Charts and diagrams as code
┌──

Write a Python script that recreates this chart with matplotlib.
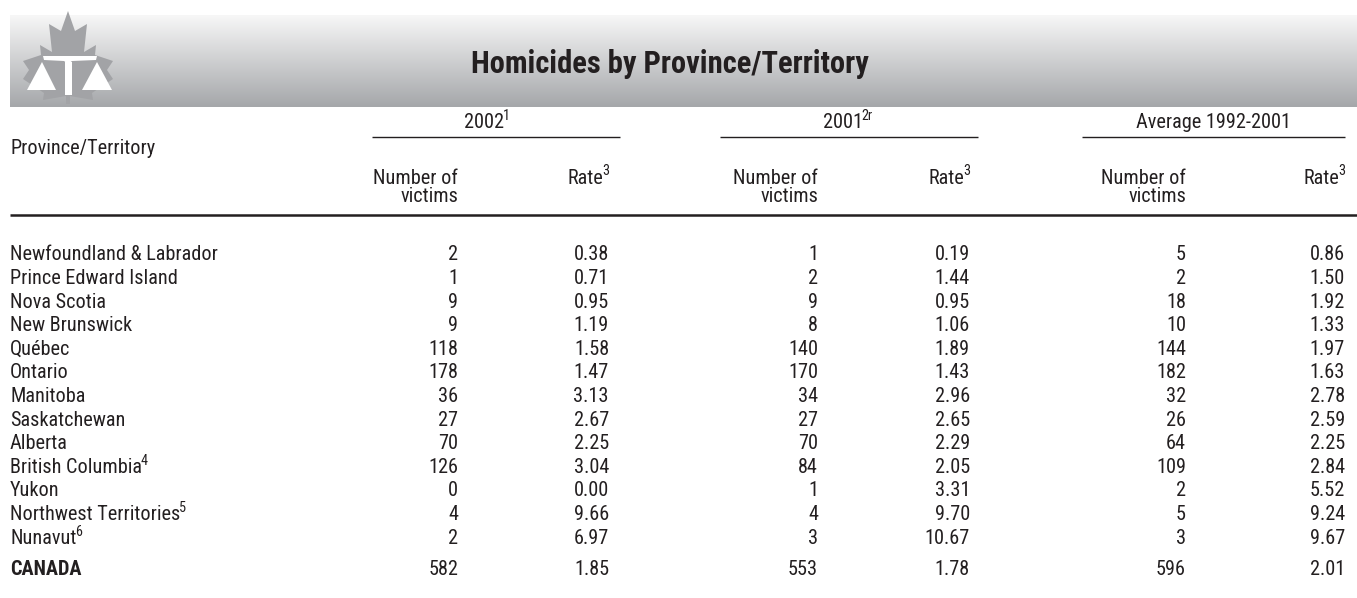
import numpy as np
import matplotlib
matplotlib.use("Agg")
import matplotlib.pyplot as plt
from matplotlib import font_manager as fm
from matplotlib.colors import LinearSegmentedColormap
from matplotlib.patches import Polygon

# table data
provinces = ['Newfoundland & Labrador', 'Prince Edward Island', 'Nova Scotia',
             'New Brunswick', 'Québec', 'Ontario', 'Manitoba', 'Saskatchewan',
             'Alberta', 'British Columbia', 'Yukon',
             'Northwest Territories', 'Nunavut']
province_notes = ['', '', '', '', '', '', '', '', '', '4', '', '5', '6']
victims_2002 = [2, 1, 9, 9, 118, 178, 36, 27, 70, 126, 0, 4, 2]
rate_2002 = [0.38, 0.71, 0.95, 1.19, 1.58, 1.47, 3.13, 2.67, 2.25, 3.04, 0.00, 9.66, 6.97]
victims_2001 = [1, 2, 9, 8, 140, 170, 34, 27, 70, 84, 1, 4, 3]
rate_2001 = [0.19, 1.44, 0.95, 1.06, 1.89, 1.43, 2.96, 2.65, 2.29, 2.05, 3.31, 9.70, 10.67]
victims_avg = [5, 2, 18, 10, 144, 182, 32, 26, 64, 109, 2, 5, 3]
rate_avg = [0.86, 1.50, 1.92, 1.33, 1.97, 1.63, 2.78, 2.59, 2.25, 2.84, 5.52, 9.24, 9.67]
canada_victims = [582, 553, 596]
canada_rates = [1.85, 1.78, 2.01]
groups = ['2002', '2001', 'Average 1992-2001']
group_notes = ['1', '2r', '']

# pick a narrow font if one is installed
names = {f.name for f in fm.fontManager.ttflist}
FONT = {'family': 'Liberation Sans'}
for cand in ['Liberation Sans Narrow', 'Roboto Condensed', 'Open Sans Condensed',
             'Noto Sans Condensed', 'DejaVu Sans Condensed']:
    if cand in names:
        FONT = {'family': cand}
        break
else:
    for f in fm.fontManager.ttflist:
        if f.name in ('DejaVu Sans', 'Noto Sans', 'Open Sans') and str(f.stretch) in ('condensed', 'semi-condensed'):
            FONT = {'family': f.name, 'stretch': str(f.stretch)}
            break

W, H = 1357, 598
fig = plt.figure(figsize=(W / 100, H / 100), dpi=100)
ax = fig.add_axes([0, 0, 1, 1])
ax.set_xlim(0, W)
ax.set_ylim(H, 0)
ax.axis('off')
renderer = fig.canvas.get_renderer()

ink = '#231f20'
fs = 14.6


def put(x, y, s, ha='left', size=fs, weight='normal', sup=''):
    # y is the vertical centre of the line; sup is a superscript note
    kw = dict(fontsize=size, fontweight=weight, color=ink, va='center', **FONT)
    if not sup:
        ax.text(x, y, s, ha=ha, **kw)
        return
    base = ax.text(0, y, s, ha='left', **kw)
    small = dict(kw, fontsize=size * 0.7)
    note = ax.text(0, y - size * 0.45, sup, ha='left', **small)
    wb = base.get_window_extent(renderer).width
    wn = note.get_window_extent(renderer).width
    total = wb + wn - 1
    if ha == 'left':
        x0 = x
    elif ha == 'right':
        x0 = x - total
    else:
        x0 = x - total / 2
    base.set_x(x0)
    note.set_x(x0 + wb - 1)


# grey header band with gradient
cmap = LinearSegmentedColormap.from_list('band', ['#f7f7f7', '#a5a7aa'])
ax.imshow(np.linspace(0, 1, 200).reshape(-1, 1), extent=[10, W, 107, 15],
          cmap=cmap, aspect='auto', zorder=0)

# logo: maple leaf with scales
leaf = [(68, 11), (61, 31), (49, 24), (52, 52), (40, 45), (41, 55), (23, 61),
        (29, 70), (23, 79), (44, 93), (43, 100), (66, 96), (66, 104), (70, 104),
        (70, 96), (93, 100), (92, 93), (113, 79), (107, 70), (113, 61), (95, 55),
        (96, 45), (84, 52), (87, 24), (75, 31)]
ax.add_patch(Polygon(leaf, closed=True, fc='#a2a3a6', ec='none', zorder=1))
ax.add_patch(Polygon([(43, 56), (97, 56), (96, 60), (72, 61), (68, 64), (64, 61), (44, 60)],
                     closed=True, fc='white', ec='none', zorder=2))
ax.add_patch(Polygon([(27, 90), (56, 90), (42, 62)], closed=True, fc='white', ec='none', zorder=2))
ax.add_patch(Polygon([(82, 90), (112, 90), (97, 62)], closed=True, fc='white', ec='none', zorder=2))
ax.add_patch(Polygon([(65, 62), (72, 62), (72, 95), (65, 95)], closed=True, fc='white', ec='none', zorder=2))

put(670, 64, 'Homicides by Province/Territory', ha='center', size=22, weight='bold')

# column layout
num_x = [458, 818, 1186]
rate_x = [609, 970, 1345]
line_x = [(372, 620), (720, 978), (1082, 1345)]
grp_x = [487, 848, 1213]

put(10, 149, 'Province/Territory')
for g, gn, gx, (l0, l1), nx, rx in zip(groups, group_notes, grp_x, line_x, num_x, rate_x):
    put(gx, 123, g, ha='center', sup=gn)
    ax.plot([l0, l1], [137, 137], color=ink, lw=1.0, solid_capstyle='butt')
    put(nx, 178, 'Number of', ha='right')
    put(nx, 196, 'victims', ha='right')
    put(rx, 178, 'Rate', ha='right', sup='3')

ax.plot([10, W], [215, 215], color=ink, lw=1.8, solid_capstyle='butt')

cols = [(victims_2002, rate_2002), (victims_2001, rate_2001), (victims_avg, rate_avg)]
y0, dy = 255, 23.6
for i, name in enumerate(provinces):
    y = y0 + i * dy
    put(10, y, name, sup=province_notes[i])
    for (nums, rates), nx, rx in zip(cols, num_x, rate_x):
        put(nx, y, f'{nums[i]}', ha='right')
        put(rx, y, f'{rates[i]:.2f}', ha='right')

yc = y0 + (len(provinces) - 1) * dy + 31
put(10, yc, 'CANADA', weight='bold')
for v, r, nx, rx in zip(canada_victims, canada_rates, num_x, rate_x):
    put(nx, yc, f'{v}', ha='right')
    put(rx, yc, f'{r:.2f}', ha='right')

fig.savefig('out.png', dpi=100)
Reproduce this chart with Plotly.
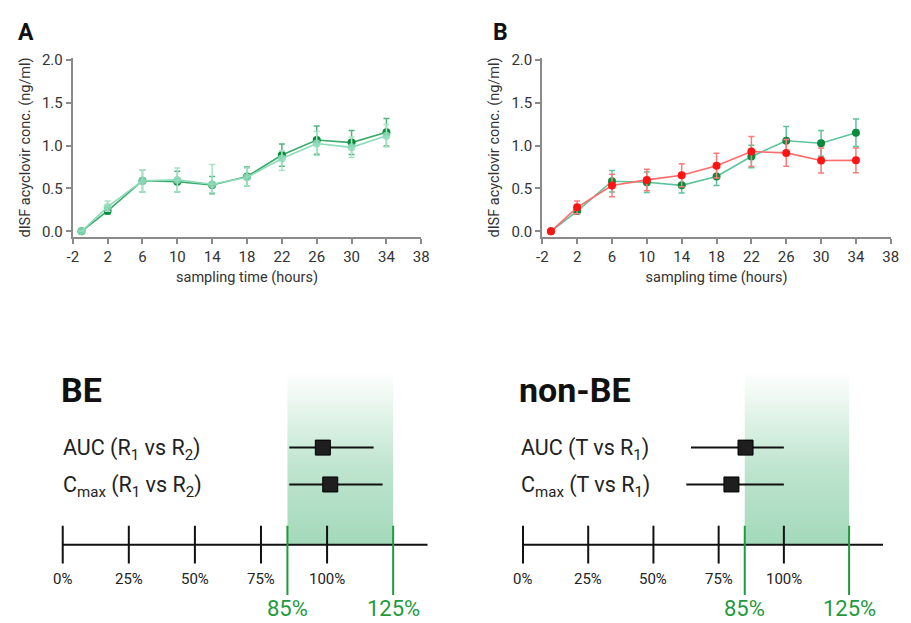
import plotly.graph_objects as go

# The page body has an 8px margin, so the figure is drawn 8px smaller and all
# layout positions below are given in window pixels and converted.
OFF = 8
W, H = 911 - OFF, 623 - OFF
FONT = "Roboto"


def fx(px):
    return (px - OFF) / W


def fy(py):
    return (623 - py) / H


# ---------------- data: concentration-time curves ----------------
times = [-1, 2, 6, 10, 14, 18, 22, 26, 30, 34]
x_ticks = [-2, 2, 6, 10, 14, 18, 22, 26, 30, 34, 38]
x_tick_text = ["-2", "2", "6", "10", "14", "18", "22", "26", "30", "34", "38"]
y_ticks = [0.0, 0.5, 1.0, 1.5, 2.0]

# Panel A
a_r1 = [0, 0.24, 0.59, 0.58, 0.54, 0.64, 0.89, 1.065, 1.035, 1.155]
a_r1_err = [0, 0.04, 0.13, 0.12, 0.10, 0.11, 0.13, 0.165, 0.14, 0.16]
a_r2 = [0, 0.285, 0.59, 0.60, 0.55, 0.63, 0.85, 1.025, 0.98, 1.115]
a_r2_err_plus = [0, 0.07, 0.13, 0.14, 0.23, 0.11, 0.09, 0.14, 0.12, 0.13]
a_r2_err_minus = [0, 0.05, 0.13, 0.14, 0.10, 0.10, 0.14, 0.14, 0.12, 0.13]

# Panel B
b_r1 = [0, 0.236, 0.585, 0.573, 0.537, 0.64, 0.873, 1.057, 1.027, 1.15]
b_r1_err = [0, 0.03, 0.125, 0.12, 0.09, 0.105, 0.13, 0.165, 0.15, 0.16]
b_t = [0, 0.28, 0.535, 0.60, 0.654, 0.766, 0.931, 0.915, 0.827, 0.828]
b_t_err = [0, 0.075, 0.13, 0.125, 0.135, 0.145, 0.175, 0.155, 0.145, 0.145]

# ---------------- data: bioequivalence forest plots ----------------
be_labels = ["AUC (R<sub>1</sub> vs R<sub>2</sub>)", "C<sub>max</sub> (R<sub>1</sub> vs R<sub>2</sub>)"]
be_point = [98.4, 101.2]
be_lo = [85.7, 85.7]
be_hi = [117.6, 121.0]

nbe_labels = ["AUC (T vs R<sub>1</sub>)", "C<sub>max</sub> (T vs R<sub>1</sub>)"]
nbe_point = [85.3, 79.9]
nbe_lo = [64.4, 62.6]
nbe_hi = [100.0, 100.0]

row_pos = [2, 1]
pct_ticks = [0, 25, 50, 75, 100]
pct_tick_text = ["0%", "25%", "50%", "75%", "100%"]
limits = [85, 125]
limit_text = ["85%", "125%"]
axis_end = 138

# ---------------- colours ----------------
DARK_GREEN = "#0b8a3b"
DARK_GREEN_LINE = "#3aa96a"
LIGHT_GREEN = "#8edbb8"
TEAL_LINE = "#5cc49a"
RED = "#ff1414"
RED_LINE = "#ff6a6a"
LIMIT_GREEN = "#1f9a3c"

fig = go.Figure()


def err(arr, minus=None, color="#000"):
    d = dict(type="data", array=arr, visible=True, color=color, thickness=1.5, width=3)
    if minus is not None:
        d["arrayminus"] = minus
        d["symmetric"] = False
    return d


# Panel A traces
fig.add_trace(go.Scatter(x=times, y=a_r1, mode="lines+markers", xaxis="x", yaxis="y",
                         line=dict(color=DARK_GREEN_LINE, width=1.6),
                         marker=dict(color=DARK_GREEN, size=8),
                         error_y=err(a_r1_err, color="#4fb57c"), showlegend=False))
fig.add_trace(go.Scatter(x=times, y=a_r2, mode="lines+markers", xaxis="x", yaxis="y",
                         line=dict(color=LIGHT_GREEN, width=1.6),
                         marker=dict(color=LIGHT_GREEN, size=8, opacity=0.85),
                         error_y=err(a_r2_err_plus, a_r2_err_minus, color="#a6e3c7"),
                         showlegend=False))

# Panel B traces
fig.add_trace(go.Scatter(x=times, y=b_r1, mode="lines+markers", xaxis="x2", yaxis="y2",
                         line=dict(color=TEAL_LINE, width=1.6),
                         marker=dict(color=DARK_GREEN, size=8),
                         error_y=err(b_r1_err, color=TEAL_LINE), showlegend=False))
fig.add_trace(go.Scatter(x=times, y=b_t, mode="lines+markers", xaxis="x2", yaxis="y2",
                         line=dict(color=RED_LINE, width=1.6),
                         marker=dict(color=RED, size=8),
                         error_y=err(b_t_err, color="#ff7b7b"), showlegend=False))

# ---------------- bottom panels ----------------
# vertical layout of forest panels (in y3 units, rows at 2 and 1, 37.5 px per unit)
AXIS_Y = -0.64
TICK_TOP = -0.12
TICK_BOT = -1.147
LIMIT_BOT = -2.0
BAND_TOP = 4.067
TICK_LABEL_Y = -1.58
LIMIT_LABEL_Y = -2.36
TITLE_Y = 3.57
ROW_SHIFT = -0.05

annotations = []


def forest_panel(xa, labels, point, lo, hi, title, label_px):
    # gradient acceptance band
    fig.add_trace(go.Scatter(x=[limits[0], limits[1], limits[1], limits[0], limits[0]],
                             y=[AXIS_Y, AXIS_Y, BAND_TOP, BAND_TOP, AXIS_Y],
                             xaxis=xa, yaxis="y3", mode="lines", fill="toself",
                             line=dict(width=0, color="rgba(0,0,0,0)"),
                             fillgradient=dict(type="vertical",
                                               colorscale=[[0, "#a3d9bb"], [0.45, "#bfe5cf"],
                                                           [1, "rgba(255,255,255,1)"]]),
                             hoverinfo="skip", showlegend=False))
    # number line
    fig.add_trace(go.Scatter(x=[0, axis_end], y=[AXIS_Y, AXIS_Y], xaxis=xa, yaxis="y3",
                             mode="lines", line=dict(color="#111", width=2),
                             hoverinfo="skip", showlegend=False))
    tx, ty = [], []
    for t in pct_ticks:
        tx += [t, t, None]
        ty += [TICK_TOP, TICK_BOT, None]
    fig.add_trace(go.Scatter(x=tx, y=ty, xaxis=xa, yaxis="y3", mode="lines",
                             line=dict(color="#111", width=2),
                             hoverinfo="skip", showlegend=False))
    lx, ly = [], []
    for t in limits:
        lx += [t, t, None]
        ly += [TICK_TOP, LIMIT_BOT, None]
    fig.add_trace(go.Scatter(x=lx, y=ly, xaxis=xa, yaxis="y3", mode="lines",
                             line=dict(color=LIMIT_GREEN, width=2),
                             hoverinfo="skip", showlegend=False))
    # point estimates with 90% CI
    fig.add_trace(go.Scatter(x=point, y=row_pos, xaxis=xa, yaxis="y3", mode="markers",
                             marker=dict(symbol="square", size=15, color="#1e1e1e",
                                         line=dict(color="#000", width=1)),
                             error_x=dict(type="data", symmetric=False,
                                          array=[h - p for h, p in zip(hi, point)],
                                          arrayminus=[p - l for p, l in zip(point, lo)],
                                          color="#111", thickness=2, width=0),
                             showlegend=False))
    for t, s in zip(pct_ticks, pct_tick_text):
        annotations.append(dict(x=t, y=TICK_LABEL_Y, xref=xa, yref="y3", text=s,
                                showarrow=False, font=dict(family=FONT, size=15, color="#222")))
    for t, s in zip(limits, limit_text):
        annotations.append(dict(x=t, y=LIMIT_LABEL_Y, xref=xa, yref="y3", text=s,
                                showarrow=False, font=dict(family=FONT, size=22, color=LIMIT_GREEN)))
    for r, s in zip(row_pos, labels):
        annotations.append(dict(x=fx(label_px), y=r + ROW_SHIFT, xref="paper", yref="y3", text=s,
                                xanchor="left", yanchor="middle", showarrow=False,
                                font=dict(family=FONT, size=21.5, color="#222")))
    annotations.append(dict(x=fx(label_px - 2), y=TITLE_Y, xref="paper", yref="y3",
                            text="<b>%s</b>" % title, xanchor="left", yanchor="middle",
                            showarrow=False, font=dict(family=FONT, size=34, color="#111")))


forest_panel("x3", be_labels, be_point, be_lo, be_hi, "BE", 56)
forest_panel("x4", nbe_labels, nbe_point, nbe_lo, nbe_hi, "non-BE", 521)

# panel letters
annotations.append(dict(x=fx(10), y=fy(26), xref="paper", yref="paper", text="<b>A</b>",
                        xanchor="left", yanchor="middle", showarrow=False,
                        font=dict(family=FONT, size=23, color="#111")))
annotations.append(dict(x=fx(493), y=fy(26), xref="paper", yref="paper", text="<b>B</b>",
                        xanchor="left", yanchor="middle", showarrow=False,
                        font=dict(family=FONT, size=23, color="#111")))

AX_GREY = "#8a8a8a"
top_y_domain = [fy(234), fy(51.7)]


def x_top(dom):
    return dict(domain=dom, range=[-2, 38], tickmode="array", tickvals=x_ticks,
                ticktext=x_tick_text,
                showline=True, linecolor=AX_GREY, linewidth=2, ticks="outside",
                ticklen=5, tickwidth=1.5, tickcolor=AX_GREY, showgrid=False, zeroline=False,
                tickfont=dict(family=FONT, size=15, color="#333"),
                title=dict(text="sampling time (hours)", standoff=7,
                           font=dict(family=FONT, size=14.5, color="#333")))


def y_top():
    return dict(domain=top_y_domain, range=[-0.0654, 2.023], tickmode="array",
                tickvals=y_ticks, tickformat=".1f",
                showline=True, linecolor=AX_GREY, linewidth=2, ticks="outside",
                ticklen=5, tickwidth=1.5, tickcolor=AX_GREY, showgrid=False, zeroline=False,
                tickfont=dict(family=FONT, size=15, color="#333"),
                title=dict(text="dISF acyclovir conc. (ng/ml)", standoff=8,
                           font=dict(family=FONT, size=14.5, color="#333")))


xa = x_top([fx(67.7), fx(421.7)]); xa["anchor"] = "y"
ya = y_top(); ya["anchor"] = "x"
xb = x_top([fx(544.6), fx(898.6)]); xb["anchor"] = "y2"
yb = y_top(); yb["anchor"] = "x2"

fig.update_layout(
    width=W, height=H,
    margin=dict(l=0, r=0, t=0, b=0),
    paper_bgcolor="white", plot_bgcolor="rgba(0,0,0,0)",
    font=dict(family=FONT, color="#333"),
    xaxis=xa, yaxis=ya, xaxis2=xb, yaxis2=yb,
    xaxis3=dict(domain=[fx(40), fx(445)], range=[(40 - 57.5) / 2.685, (445 - 57.5) / 2.685],
                visible=False, anchor="y3"),
    xaxis4=dict(domain=[fx(505), fx(905)], range=[(505 - 525) / 2.65, (905 - 525) / 2.65],
                visible=False, anchor="y3"),
    yaxis3=dict(domain=[fy(623), fy(360)], range=[-2.653, 4.36], visible=False, anchor="x3"),
    annotations=annotations,
    showlegend=False,
)

fig.write_html("out.html")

└──

**TASK DIRECTIONS**
For the material above, give again only the lines starting at the line that contains "Reproduce this chart with Plotly." and ending at the line that contains "be_hi = [117.6, 121.0]". Pictures do not belong in the copy.

**TASK ANSWER**
Reproduce this chart with Plotly.
import plotly.graph_objects as go

# The page body has an 8px margin, so the figure is drawn 8px smaller and all
# layout positions below are given in window pixels and converted.
OFF = 8
W, H = 911 - OFF, 623 - OFF
FONT = "Roboto"


def fx(px):
    return (px - OFF) / W


def fy(py):
    return (623 - py) / H


# ---------------- data: concentration-time curves ----------------
times = [-1, 2, 6, 10, 14, 18, 22, 26, 30, 34]
x_ticks = [-2, 2, 6, 10, 14, 18, 22, 26, 30, 34, 38]
x_tick_text = ["-2", "2", "6", "10", "14", "18", "22", "26", "30", "34", "38"]
y_ticks = [0.0, 0.5, 1.0, 1.5, 2.0]

# Panel A
a_r1 = [0, 0.24, 0.59, 0.58, 0.54, 0.64, 0.89, 1.065, 1.035, 1.155]
a_r1_err = [0, 0.04, 0.13, 0.12, 0.10, 0.11, 0.13, 0.165, 0.14, 0.16]
a_r2 = [0, 0.285, 0.59, 0.60, 0.55, 0.63, 0.85, 1.025, 0.98, 1.115]
a_r2_err_plus = [0, 0.07, 0.13, 0.14, 0.23, 0.11, 0.09, 0.14, 0.12, 0.13]
a_r2_err_minus = [0, 0.05, 0.13, 0.14, 0.10, 0.10, 0.14, 0.14, 0.12, 0.13]

# Panel B
b_r1 = [0, 0.236, 0.585, 0.573, 0.537, 0.64, 0.873, 1.057, 1.027, 1.15]
b_r1_err = [0, 0.03, 0.125, 0.12, 0.09, 0.105, 0.13, 0.165, 0.15, 0.16]
b_t = [0, 0.28, 0.535, 0.60, 0.654, 0.766, 0.931, 0.915, 0.827, 0.828]
b_t_err = [0, 0.075, 0.13, 0.125, 0.135, 0.145, 0.175, 0.155, 0.145, 0.145]

# ---------------- data: bioequivalence forest plots ----------------
be_labels = ["AUC (R<sub>1</sub> vs R<sub>2</sub>)", "C<sub>max</sub> (R<sub>1</sub> vs R<sub>2</sub>)"]
be_point = [98.4, 101.2]
be_lo = [85.7, 85.7]
be_hi = [117.6, 121.0]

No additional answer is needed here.